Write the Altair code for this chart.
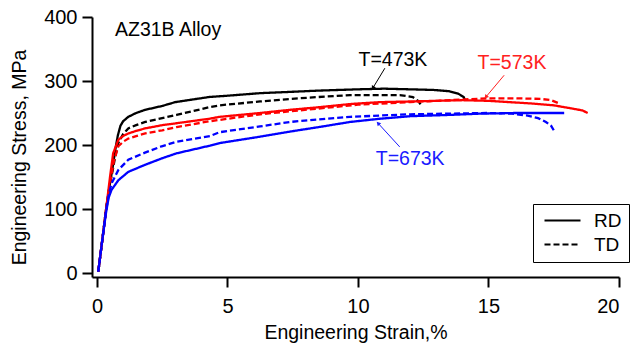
import altair as alt
import pandas as pd

FONT = "Liberation Sans"

# ---- curve data (Engineering strain %, Engineering stress MPa) ----
k473_rd_x = [0.05, 0.2, 0.35, 0.5, 0.6, 0.7, 0.8, 0.9, 1.0, 1.2, 1.5, 1.85, 2.5, 3.0, 4.3, 5.0, 6.25, 7.4, 8.5, 10.0, 11.0, 12.0, 12.9, 13.5, 13.85, 14.05, 14.1]
k473_rd_y = [2, 50, 100, 140, 165, 192, 215, 230, 237, 244, 250, 255, 261, 267, 275, 277, 281, 283, 285, 287, 288, 287, 286, 284, 280, 275, 270]

k473_td_x = [0.05, 0.2, 0.35, 0.5, 0.6, 0.7, 0.82, 1.0, 1.2, 1.5, 1.85, 2.5, 3.05, 4.3, 4.7, 6.25, 7.4, 8.5, 9.7, 10.1, 11.6, 12.1, 12.3, 12.45]
k473_td_y = [2, 50, 100, 140, 160, 182, 203, 217, 226, 231, 236, 242, 247, 259, 262, 268, 272, 275, 278, 278, 278, 275, 269, 261]

k573_rd_x = [0.05, 0.2, 0.35, 0.5, 0.62, 0.82, 1.0, 1.2, 1.5, 1.85, 2.5, 3.05, 4.3, 4.7, 6.25, 7.4, 8.5, 9.7, 10.84, 12.0, 14.0, 15.0, 16.6, 17.5, 18.2, 18.6, 18.8]
k573_rd_y = [2, 50, 100, 150, 187, 208, 214, 218, 222, 226, 231, 234, 241, 244, 250, 255, 259, 264, 267, 268, 270, 269, 265, 262, 257, 254, 250]

k573_td_x = [0.05, 0.2, 0.35, 0.5, 0.65, 0.82, 1.0, 1.2, 1.5, 1.85, 2.5, 3.05, 4.3, 6.25, 8.5, 10.0, 12.0, 14.0, 15.0, 16.0, 17.0, 17.4, 17.7]
k573_td_y = [2, 50, 98, 140, 175, 198, 205, 210, 214, 218, 223, 228, 237, 248, 257, 263, 267, 271, 273, 273, 272, 270, 265]

k673_rd_x = [0.05, 0.2, 0.35, 0.45, 0.56, 0.82, 1.2, 1.84, 2.48, 3.05, 4.33, 4.7, 6.25, 7.4, 8.5, 9.7, 10.84, 12.0, 13.5, 14.7, 16.0, 17.0, 17.9]
k673_rd_y = [2, 50, 95, 118, 130, 145, 158, 169, 179, 187, 199, 203, 213, 221, 228, 236, 241, 245, 247, 249, 250, 250, 250]

k673_td_x = [0.05, 0.2, 0.35, 0.45, 0.56, 0.82, 1.2, 1.84, 2.48, 3.05, 4.33, 4.7, 6.25, 7.4, 8.5, 9.7, 10.84, 12.0, 13.4, 15.0, 15.9, 16.5, 16.9, 17.2, 17.4, 17.5]
k673_td_y = [2, 50, 98, 122, 140, 161, 177, 188, 198, 205, 214, 220, 229, 236, 240, 244, 246, 248, 249, 250, 249, 246, 242, 236, 230, 223]

temps = ["473K", "573K", "673K"]
temp_colors = ["#000000", "#ff0000", "#0000ff"]
dirs = ["RD", "TD"]

series = [
    ("473K", "RD", k473_rd_x, k473_rd_y),
    ("473K", "TD", k473_td_x, k473_td_y),
    ("573K", "RD", k573_rd_x, k573_rd_y),
    ("573K", "TD", k573_td_x, k573_td_y),
    ("673K", "RD", k673_rd_x, k673_rd_y),
    ("673K", "TD", k673_td_x, k673_td_y),
]

rows = []
for t, d, xs, ys in series:
    for i, (x, y) in enumerate(zip(xs, ys)):
        rows.append({"strain": x, "stress": y, "temp": t, "dir": d, "key": t + d, "i": i})
df = pd.DataFrame(rows)

# ---- annotations ----
ann_text = ["T=473K", "T=573K", "T=673K"]
ann_x = [11.34, 15.9, 12.0]
ann_y = [333, 328, 178]
ann_color = ["#000000", "#ff2020", "#1a1aff"]
ann_df = pd.DataFrame({"text": ann_text, "x": ann_x, "y": ann_y, "color": ann_color})

title_text = ["AZ31B Alloy"]
title_x = [0.69]
title_y = [380]
title_df = pd.DataFrame({"text": title_text, "x": title_x, "y": title_y})

arrow_x = [11.03, 15.6, 11.6]
arrow_y = [320, 309, 197]
arrow_x2 = [10.57, 14.9, 10.77]
arrow_y2 = [289, 275, 234]
arrow_color = ["#000000", "#ff2020", "#1a1aff"]
arrow_angle = [211, 219, 317]
arr_df = pd.DataFrame({"x": arrow_x, "y": arrow_y, "x2": arrow_x2, "y2": arrow_y2,
                       "color": arrow_color, "angle": arrow_angle})

xscale = alt.Scale(domain=[-0.19, 20], nice=False, zero=False)
yscale = alt.Scale(domain=[-6.25, 400], nice=False, zero=False)

xaxis = alt.Axis(values=[0, 5, 10, 15, 20], title="Engineering Strain,%", grid=False,
                 titleBaseline="alphabetic", titleY=61)
yaxis = alt.Axis(values=[0, 100, 200, 300, 400], title="Engineering Stress, MPa", grid=False,
                 titleBaseline="alphabetic", titleX=-67, titleY=140)

lines = alt.Chart(df).mark_line(strokeWidth=2.3, clip=True).encode(
    x=alt.X("strain:Q", scale=xscale, axis=xaxis),
    y=alt.Y("stress:Q", scale=yscale, axis=yaxis),
    color=alt.Color("temp:N", scale=alt.Scale(domain=temps, range=temp_colors), legend=None),
    strokeDash=alt.StrokeDash("dir:N", scale=alt.Scale(domain=dirs, range=[[1, 0], [6, 3]]),
                              legend=alt.Legend(orient="none", legendX=441, legendY=187, title=None,
                                                symbolType="M-1,0H6.2", symbolSize=100,
                                                symbolStrokeWidth=2, symbolStrokeColor="black",
                                                symbolFillColor="transparent",
                                                labelFontSize=19, labelFont=FONT, labelOffset=35,
                                                strokeColor="black", fillColor="white",
                                                padding=7, rowPadding=4)),
    detail="key:N",
    order="i:Q",
)

texts = alt.Chart(ann_df).mark_text(fontSize=19.5, font=FONT, baseline="middle", align="center").encode(
    x=alt.X("x:Q", scale=xscale),
    y=alt.Y("y:Q", scale=yscale),
    text="text:N",
    color=alt.Color("color:N", scale=None),
)

title_mark = alt.Chart(title_df).mark_text(fontSize=19.5, font=FONT, baseline="middle", align="left",
                                           color="black").encode(
    x=alt.X("x:Q", scale=xscale),
    y=alt.Y("y:Q", scale=yscale),
    text="text:N",
)

arrows = alt.Chart(arr_df).mark_rule(strokeWidth=1).encode(
    x=alt.X("x:Q", scale=xscale), y=alt.Y("y:Q", scale=yscale),
    x2="x2:Q", y2="y2:Q",
    color=alt.Color("color:N", scale=None),
)

heads = alt.Chart(arr_df).mark_point(shape="triangle-up", filled=True, size=22, opacity=1).encode(
    x=alt.X("x2:Q", scale=xscale), y=alt.Y("y2:Q", scale=yscale),
    color=alt.Color("color:N", scale=None),
    angle=alt.Angle("angle:Q", scale=None),
)

chart = alt.layer(lines, arrows, heads, texts, title_mark).properties(
    width=527, height=260,
    padding={"left": 92, "top": 17, "right": 13, "bottom": 66},
    autosize="none",
).configure_view(stroke=None).configure_axis(
    domainColor="black", domainWidth=2, tickColor="black", tickWidth=2, tickSize=10,
    labelFont=FONT, labelFontSize=20, labelColor="black", labelPadding=5,
    titleFont=FONT, titleFontSize=19.5, titleFontWeight="normal", titleColor="black",
).configure_axisX(labelPadding=9).configure_legend(labelColor="black")

chart.save("out.html", embed_options={"renderer": "svg", "actions": False})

——

- _Given request_: Go from the first line of the listing to the line holding "236, 230, 223]" and, please, transcribe those lines exactly, both included, with no pictures.

- _Final answer_:
Write the Altair code for this chart.
import altair as alt
import pandas as pd

FONT = "Liberation Sans"

# ---- curve data (Engineering strain %, Engineering stress MPa) ----
k473_rd_x = [0.05, 0.2, 0.35, 0.5, 0.6, 0.7, 0.8, 0.9, 1.0, 1.2, 1.5, 1.85, 2.5, 3.0, 4.3, 5.0, 6.25, 7.4, 8.5, 10.0, 11.0, 12.0, 12.9, 13.5, 13.85, 14.05, 14.1]
k473_rd_y = [2, 50, 100, 140, 165, 192, 215, 230, 237, 244, 250, 255, 261, 267, 275, 277, 281, 283, 285, 287, 288, 287, 286, 284, 280, 275, 270]

k473_td_x = [0.05, 0.2, 0.35, 0.5, 0.6, 0.7, 0.82, 1.0, 1.2, 1.5, 1.85, 2.5, 3.05, 4.3, 4.7, 6.25, 7.4, 8.5, 9.7, 10.1, 11.6, 12.1, 12.3, 12.45]
k473_td_y = [2, 50, 100, 140, 160, 182, 203, 217, 226, 231, 236, 242, 247, 259, 262, 268, 272, 275, 278, 278, 278, 275, 269, 261]

k573_rd_x = [0.05, 0.2, 0.35, 0.5, 0.62, 0.82, 1.0, 1.2, 1.5, 1.85, 2.5, 3.05, 4.3, 4.7, 6.25, 7.4, 8.5, 9.7, 10.84, 12.0, 14.0, 15.0, 16.6, 17.5, 18.2, 18.6, 18.8]
k573_rd_y = [2, 50, 100, 150, 187, 208, 214, 218, 222, 226, 231, 234, 241, 244, 250, 255, 259, 264, 267, 268, 270, 269, 265, 262, 257, 254, 250]

k573_td_x = [0.05, 0.2, 0.35, 0.5, 0.65, 0.82, 1.0, 1.2, 1.5, 1.85, 2.5, 3.05, 4.3, 6.25, 8.5, 10.0, 12.0, 14.0, 15.0, 16.0, 17.0, 17.4, 17.7]
k573_td_y = [2, 50, 98, 140, 175, 198, 205, 210, 214, 218, 223, 228, 237, 248, 257, 263, 267, 271, 273, 273, 272, 270, 265]

k673_rd_x = [0.05, 0.2, 0.35, 0.45, 0.56, 0.82, 1.2, 1.84, 2.48, 3.05, 4.33, 4.7, 6.25, 7.4, 8.5, 9.7, 10.84, 12.0, 13.5, 14.7, 16.0, 17.0, 17.9]
k673_rd_y = [2, 50, 95, 118, 130, 145, 158, 169, 179, 187, 199, 203, 213, 221, 228, 236, 241, 245, 247, 249, 250, 250, 250]

k673_td_x = [0.05, 0.2, 0.35, 0.45, 0.56, 0.82, 1.2, 1.84, 2.48, 3.05, 4.33, 4.7, 6.25, 7.4, 8.5, 9.7, 10.84, 12.0, 13.4, 15.0, 15.9, 16.5, 16.9, 17.2, 17.4, 17.5]
k673_td_y = [2, 50, 98, 122, 140, 161, 177, 188, 198, 205, 214, 220, 229, 236, 240, 244, 246, 248, 249, 250, 249, 246, 242, 236, 230, 223]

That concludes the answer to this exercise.